### GIVEN INSTRUCTION
Retype exactly the lines from the first one through the line with "Q-1,0.54 -1,0.34 L-1,-0.34", including both ends; skip any pictures.

start INFORMATION SHOWN

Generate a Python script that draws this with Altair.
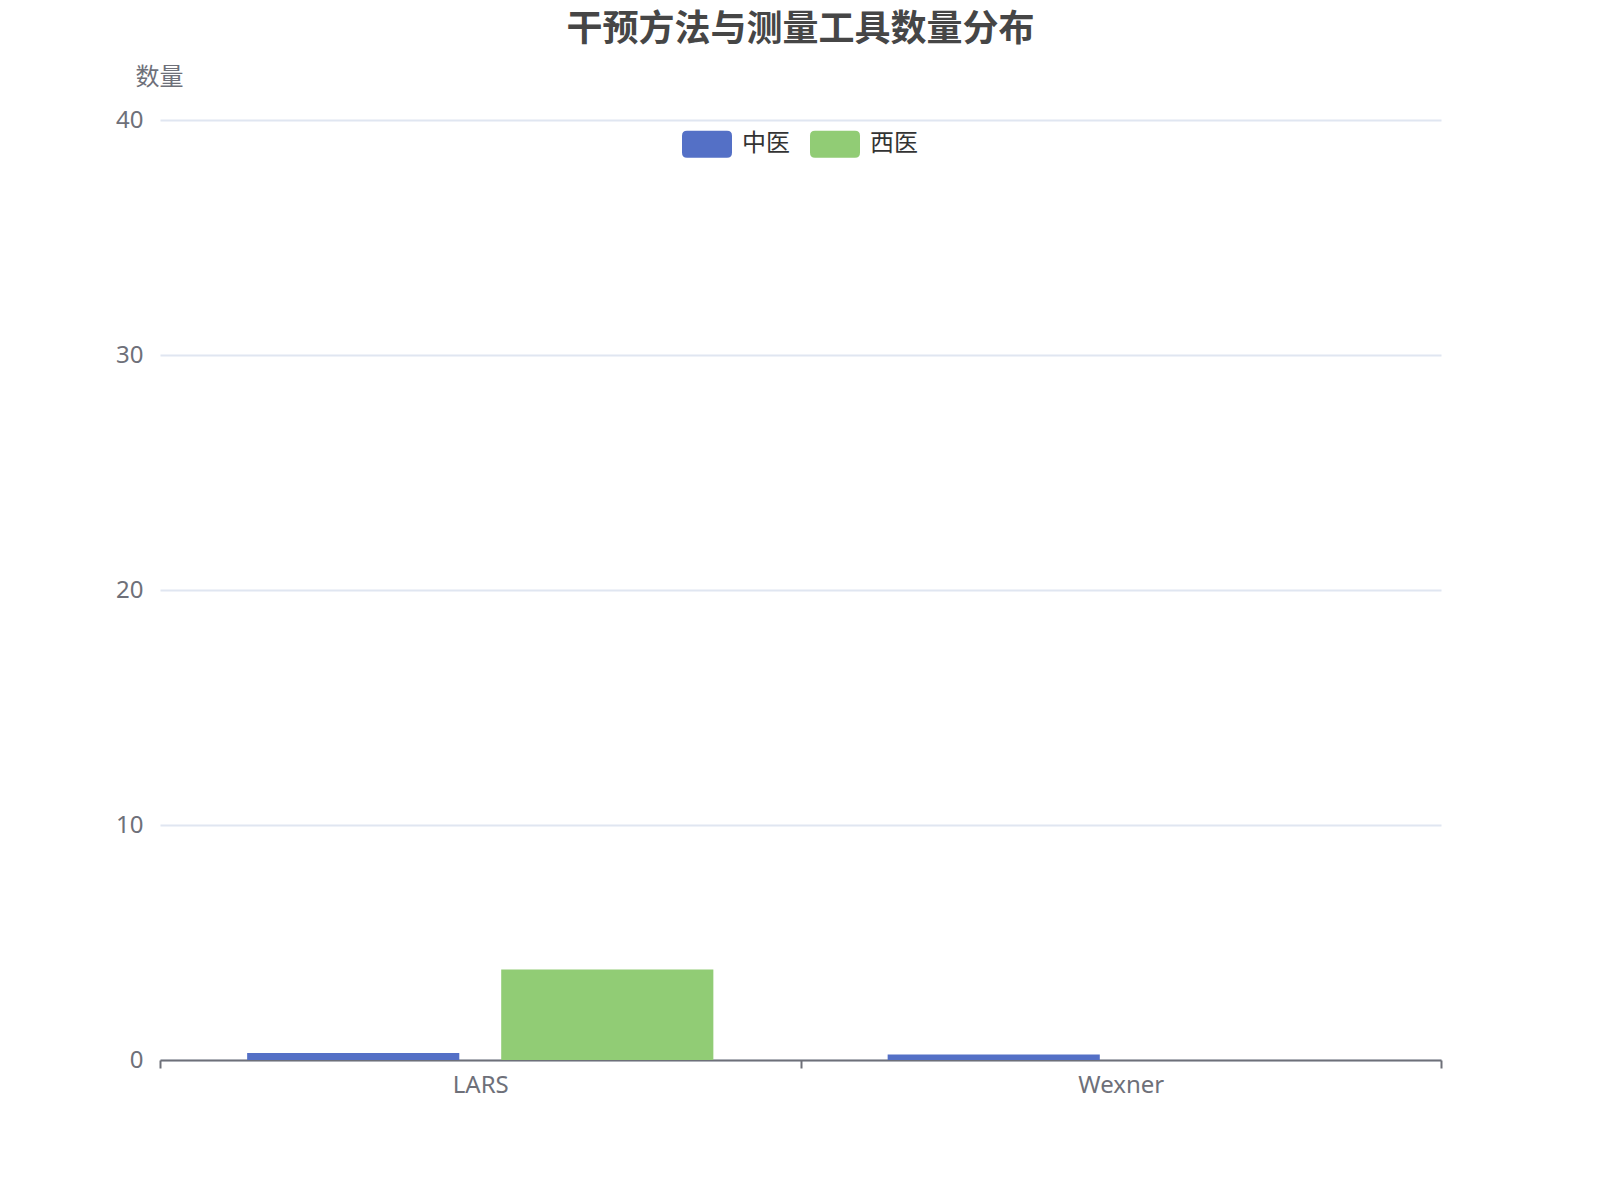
import altair as alt
import pandas as pd

categories = ["LARS", "Wexner"]
series_names = ["中医", "西医"]
tcm_values = [0.3, 0.23]
wm_values = [3.85, 0.0]
colors = ["#5470c6", "#91cc75"]
y_ticks = [0, 10, 20, 30, 40]

rows = []
for i, c in enumerate(categories):
    rows.append({"工具": c, "类别": series_names[0], "数量": tcm_values[i]})
    rows.append({"工具": c, "类别": series_names[1], "数量": wm_values[i]})
df = pd.DataFrame(rows)

FONT = "Noto Sans, Noto Sans CJK SC, sans-serif"
rounded = ("M-0.8,-0.54 L0.8,-0.54 Q1,-0.54 1,-0.34 L1,0.34 Q1,0.54 0.8,0.54 "
           "L-0.8,0.54 Q-1,0.54 -1,0.34 L-1,-0.34 Q-1,-0.54 -0.8,-0.54 Z")

chart = alt.Chart(df).mark_bar().encode(
    x=alt.X("工具:N", sort=categories,
            scale=alt.Scale(paddingInner=0, paddingOuter=0),
            axis=alt.Axis(title=None, labelAngle=0, tickBand="extent",
                          domainColor="#6e7079", domainWidth=2,
                          tickColor="#6e7079", tickWidth=2, tickSize=8,
                          labelColor="#6e7079", labelFontSize=24,
                          labelPadding=5, labelFont=FONT, grid=False)),
    xOffset=alt.XOffset("类别:N", sort=series_names,
                        scale=alt.Scale(paddingInner=0.165, paddingOuter=0.343)),
    y=alt.Y("数量:Q", scale=alt.Scale(domain=[0, 40], nice=False),
            axis=alt.Axis(values=y_ticks, title="数量", titleAngle=0,
                          titleX=-1, titleY=-43, titleAlign="center",
                          titleBaseline="middle", titleFontSize=24,
                          titleFontWeight="normal", titleColor="#6e7079",
                          titleFont=FONT,
                          domain=False, ticks=False, labelPadding=17,
                          labelFontSize=24, labelColor="#6e7079",
                          labelFont=FONT,
                          gridColor="#e0e6f1", gridWidth=2)),
    color=alt.Color("类别:N", sort=series_names,
                    scale=alt.Scale(domain=series_names, range=colors),
                    legend=alt.Legend(title=None, orient="none",
                                      direction="horizontal",
                                      legendX=522, legendY=-1,
                                      symbolType=rounded, symbolSize=2500,
                                      symbolStrokeWidth=0, symbolOpacity=1,
                                      labelFontSize=24, labelColor="#333333",
                                      labelFont=FONT, labelOffset=10,
                                      columnPadding=20, padding=0)),
).properties(
    width=1281,
    height=940,
    title=alt.Title("干预方法与测量工具数量分布", fontSize=36, fontWeight="bold",
                    color="#464646", font=FONT, anchor="middle", offset=16),
    autosize=alt.AutoSizeParams(type="none"),
    padding={"left": 152, "top": 112, "right": 150, "bottom": 100},
).configure_view(stroke=None)

chart.save("out.html", embed_options={"renderer": "svg", "actions": False})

end INFORMATION SHOWN

### SOLUTION FOR THIS EXERCISE
Generate a Python script that draws this with Altair.
import altair as alt
import pandas as pd

categories = ["LARS", "Wexner"]
series_names = ["中医", "西医"]
tcm_values = [0.3, 0.23]
wm_values = [3.85, 0.0]
colors = ["#5470c6", "#91cc75"]
y_ticks = [0, 10, 20, 30, 40]

rows = []
for i, c in enumerate(categories):
    rows.append({"工具": c, "类别": series_names[0], "数量": tcm_values[i]})
    rows.append({"工具": c, "类别": series_names[1], "数量": wm_values[i]})
df = pd.DataFrame(rows)

FONT = "Noto Sans, Noto Sans CJK SC, sans-serif"
rounded = ("M-0.8,-0.54 L0.8,-0.54 Q1,-0.54 1,-0.34 L1,0.34 Q1,0.54 0.8,0.54 "
           "L-0.8,0.54 Q-1,0.54 -1,0.34 L-1,-0.34 Q-1,-0.54 -0.8,-0.54 Z")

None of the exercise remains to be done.